Collage graduate

Jon Farber

Jon Farber contemplates “Dizzy Grizzly” at Bibo Three.

Jon Farber contemplates “Dizzy Grizzly” at Bibo Three.


Jon Farber’s Reconnaissance Thoughts is on display at the Bibo Three Gallery, 945 Record St., 348-8087, through Nov. 30.

“Collage and sculpture are basically the same thing,” says artist Jon Farber. “It’s just that one’s 2-D and one’s 3-D.”

As a student in the University of Nevada, Reno’s bachelor of fine arts program, Farber focused on sculpture— particularly found object-oriented artwork. But when he graduated in 2009, he suddenly found himself with less access to a sculpture lab, so he started gravitating toward collage.

“It’s like sculpture, but there’s no need to do any welding,” he says.

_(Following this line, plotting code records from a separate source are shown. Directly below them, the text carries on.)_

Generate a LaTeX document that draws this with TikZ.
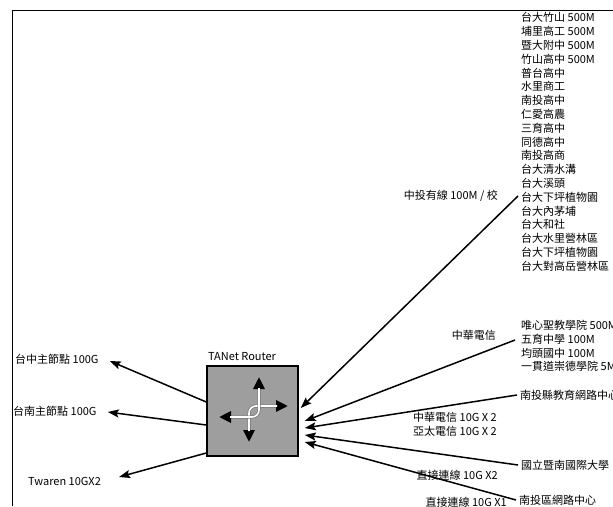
\documentclass[tikz,border=0pt]{standalone}
\usepackage{fontspec}
\setmainfont{Noto Sans CJK TC}
\usetikzlibrary{arrows.meta}

\tikzset{
	lbl/.style={inner sep=0pt, font=\fontsize{11}{13.8}\selectfont},
	lst/.style={lbl, align=left, anchor=north west},
	site/.style={lbl, anchor=west, inner xsep=3pt},
	link/.style={-{Stealth[length=11pt,width=8pt,inset=2pt]}, line width=1.5pt},
	routerbox/.style={draw, line width=1.5pt, fill=black!38, minimum width=91pt, minimum height=90pt, inner sep=0pt},
	turn/.style={rounded corners=7pt, line width=3pt, black!55, {Triangle[length=12pt,width=11pt,color=black]}-{Triangle[length=12pt,width=11pt,color=black]}},
	turncore/.style={rounded corners=7pt, line width=1.6pt, white, shorten <=11pt, shorten >=11pt}
}

\begin{document}
\begin{tikzpicture}[x=1pt, y=-1pt]

	\useasboundingbox (0,0) rectangle (613,506);
	
	\draw[line width=1.5pt] (12.5,506) -- (12.5,10.5) -- (613,10.5);
	
	\node[routerbox] (router) at (252.5,411) {};
	\node[lbl] (routername) at (242,357) {TANet Router};
	
	\begin{scope}[shift={(router.center)}]
		\draw[turn] (35.5,-5) -- (-3.5,-5) -- (-3.5,31);
		\draw[turncore] (35.5,-5) -- (-3.5,-5) -- (-3.5,31);
		\draw[turn] (-33.5,6) -- (6.5,6) -- (6.5,-34);
		\draw[turncore] (-33.5,6) -- (6.5,6) -- (6.5,-34);
	\end{scope}
	
	\node[lbl, anchor=west] (taichung) at (15,359) {台中主節點 100G};
	\node[lbl, anchor=west] (tainan) at (13,411) {台南主節點 100G};
	\node[lbl, anchor=west] (twaren) at (28,481) {Twaren 10GX2};
	
	\node[lst] (schools) at (521,12.5) {台大竹山 500M\\埔里高工 500M\\暨大附中 500M\\竹山高中 500M\\普台高中\\水里商工\\南投高中\\仁愛高農\\三育高中\\同德高中\\南投高商\\台大清水溝\\台大溪頭\\台大下坪植物園\\台大內茅埔\\台大和社\\台大水里營林區\\台大下坪植物園\\台大對高岳營林區};
	\node[lbl, anchor=east] (cable) at (498,196) {中投有線 100M / 校};
	\coordinate (cableend) at (518,196);
	
	\node[lst] (hinet) at (521,320) {唯心聖教學院 500M\\五育中學 100M\\均頭國中 100M\\一貫道崇德學院 5M};
	\node[lbl, anchor=east] (cht) at (496,335) {中華電信};
	\coordinate (chtend) at (515,340);
	
	\node[site] (ntedu) at (517,395) {南投縣教育網路中心};
	\node[lst, align=right, anchor=east] (carriers) at (497,424.5) {中華電信 10G X 2\\亞太電信 10G X 2};
	
	\node[site] (ncnu) at (518,465) {國立暨南國際大學};
	\node[lbl, anchor=east] (directa) at (498,475) {直接連線 10G X2};
	
	\node[site] (ntrc) at (516,500) {南投區網路中心};
	\node[lbl, anchor=east] (directb) at (507,502) {直接連線 10G X1};
	
	\draw[link] ([shift={(0,-9)}]router.west) -- ([shift={(11,2)}]taichung.east);
	\draw[link] ([shift={(0,14)}]router.west) -- ([shift={(11,1)}]tainan.east);
	\draw[link] ([shift={(0,42)}]router.west) -- ([shift={(18,-4)}]twaren.east);
	
	\draw[link] (cableend) -- ([shift={(2,-3)}]router.east);
	\draw[link] (chtend) -- ([shift={(6,10)}]router.east);
	\draw[link] (ntedu.west) -- ([shift={(6,17)}]router.east);
	\draw[link] (ncnu.west) -- ([shift={(6,24)}]router.east);
	\draw[link] (ntrc.west) -- ([shift={(6,31)}]router.east);

\end{tikzpicture}
\end{document}
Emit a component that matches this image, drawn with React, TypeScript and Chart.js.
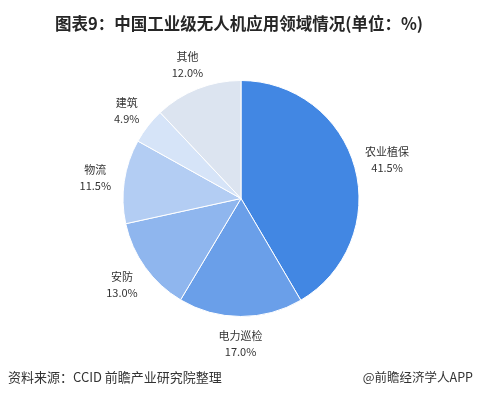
import React, { useEffect, useRef } from "react";
import { Chart, registerables } from "chart.js";

Chart.register(...registerables);

const categories = ["农业植保", "电力巡检", "安防", "物流", "建筑", "其他"];
const values = [41.5, 17.0, 13.0, 11.5, 4.9, 12.0];
const valueLabels = ["41.5%", "17.0%", "13.0%", "11.5%", "4.9%", "12.0%"];
const colors = ["#4287E3", "#6A9FE9", "#8FB6EE", "#B3CDF3", "#D6E4F8", "#DCE4F0"];

const titleText = "图表9：中国工业级无人机应用领域情况(单位：%)";
const sourceText = "资料来源：CCID 前瞻产业研究院整理";
const brandText = "@前瞻经济学人APP";

const FONT = '"Noto Sans CJK SC", "Noto Sans", sans-serif';

const outsideLabels = {
  id: "outsideLabels",
  afterDatasetsDraw(chart: any) {
    const ctx = chart.ctx;
    const meta = chart.getDatasetMeta(0);
    ctx.save();
    ctx.font = `11px ${FONT}`;
    ctx.fillStyle = "#333333";
    ctx.textAlign = "center";
    ctx.textBaseline = "middle";
    meta.data.forEach((arc: any, i: number) => {
      const { x, y, startAngle, endAngle, outerRadius } = arc.getProps(
        ["x", "y", "startAngle", "endAngle", "outerRadius"],
        true
      );
      const mid = (startAngle + endAngle) / 2;
      const dx = Math.cos(mid);
      const dy = Math.sin(mid);
      const w = Math.max(ctx.measureText(categories[i]).width, ctx.measureText(valueLabels[i]).width);
      const d = outerRadius * 1.22 + Math.max(0, (w - 22) / 2) * Math.abs(dx) * 0.7;
      const cx = x + dx * d;
      const cy = y + dy * d + 1;
      ctx.fillText(categories[i], cx, cy - 8);
      ctx.fillText(valueLabels[i], cx, cy + 8);
    });
    ctx.restore();
  },
};

export default function App() {
  const canvasRef = useRef<HTMLCanvasElement>(null);

  useEffect(() => {
    if (!canvasRef.current) return;
    const chart = new Chart(canvasRef.current, {
      type: "pie",
      data: {
        labels: categories,
        datasets: [
          {
            data: values,
            backgroundColor: colors,
            borderColor: "#ffffff",
            borderWidth: 1,
          },
        ],
      },
      options: {
        animation: false,
        responsive: false,
        maintainAspectRatio: false,
        layout: { padding: { top: 80, bottom: 81, left: 121, right: 117 } },
        plugins: {
          legend: { display: false },
          tooltip: { enabled: false },
          title: { display: false },
        },
      },
      plugins: [outsideLabels],
    });
    return () => chart.destroy();
  }, []);

  return (
    <div
      style={{
        position: "absolute",
        left: 0,
        top: 0,
        width: 478,
        height: 398,
        background: "#ffffff",
        overflow: "hidden",
      }}
    >
      <canvas ref={canvasRef} width={478} height={398} style={{ position: "absolute", left: 0, top: 0 }} />
      <div
        style={{
          position: "absolute",
          left: 0,
          top: 12,
          width: 478,
          textAlign: "center",
          fontFamily: FONT,
          fontWeight: 700,
          fontSize: 16.5,
          lineHeight: "22px",
          color: "#262626",
        }}
      >
        {titleText}
      </div>
      <div
        style={{
          position: "absolute",
          left: 8,
          top: 368,
          fontFamily: FONT,
          fontSize: 13,
          lineHeight: "18px",
          color: "#333333",
        }}
      >
        {sourceText}
      </div>
      <div
        style={{
          position: "absolute",
          right: 5,
          top: 368,
          fontFamily: FONT,
          fontSize: 12.5,
          lineHeight: "18px",
          color: "#333333",
        }}
      >
        {brandText}
      </div>
    </div>
  );
}
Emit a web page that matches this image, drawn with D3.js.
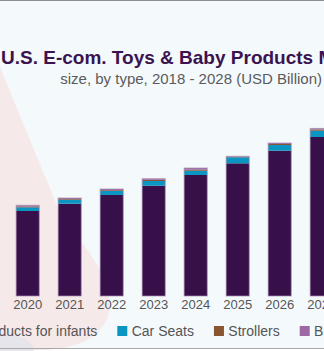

His new exhibition, Reconnaissance Thoughts, at the Bibo Three Gallery, features small collages of images pulled from magazines and other sources, as well as large acrylic paintings based on collages. For both the large and small pieces, Farber culls images from a variety of sources: old record covers, back issues of National Geographic, children’s books, World War II propaganda poster reproductions, advertisements, and an encyclopedia from the 1940s.

“It’s just whatever calls out to me,” says Farber. He collects images everywhere he goes, and when he thinks he has enough, lays them all out, and begins experimenting with new combinations.

As part of his day job, Farber spends long hours alone, driving a truck, and he says he’s often amused by the way his mind wanders and the unexpected leaps of logic and association his brain takes. That sensation of the brain wandering through unusual associations is something he tries to convey in his artwork.

One of his smaller collages, “Tuna Time,” features singer Michelle Phillips, of The Mamas & the Papas fame, swimming, her head just above water, and her mouth open, as if taking a gulp of air, but behind her mouth, Farber placed a retro-looking can of tuna.

“She just looked hungry for a can of tuna,” he says. Some of the collages feature dozens and dozens of images, but this “Tuna Time” is just the two images.

“There wasn’t really anything else it needed,” says Farber. “It just looked done as soon as I put the two together.”

Many of the pieces, like “Tuna Time,” are funny.

“I try to make myself laugh,” says Farber. “It’s one reason I do this.”

The larger pieces, like “Dizzy Grizzly,” are bright, colorful acrylic paintings that recreate collages over high-contrast color patterns. The underlying patterns create a sense of eye-popping repetition, with the collages splayed across and interweaving with the patterns.

The bright colors and use of images culled from commercial sources—“Dizzy Grizzly” prominently features an image of Br’er Rabbit taken from a Disney read-along book and record—place Farber’s work squarely in the tradition of Pop Art, but the bright patterns and overlapping images create intricate compositions that keep the viewer’s eyes moving.

Farber says his primary concern is visual composition, but he likes the variety of interpretations his works attract. The jarring, incongruous combinations of sometimes familiar images elicit a variety of responses.

“I like people to make their own interpretations to it,” he says. “I like to see what people bring to it, and what they take away.”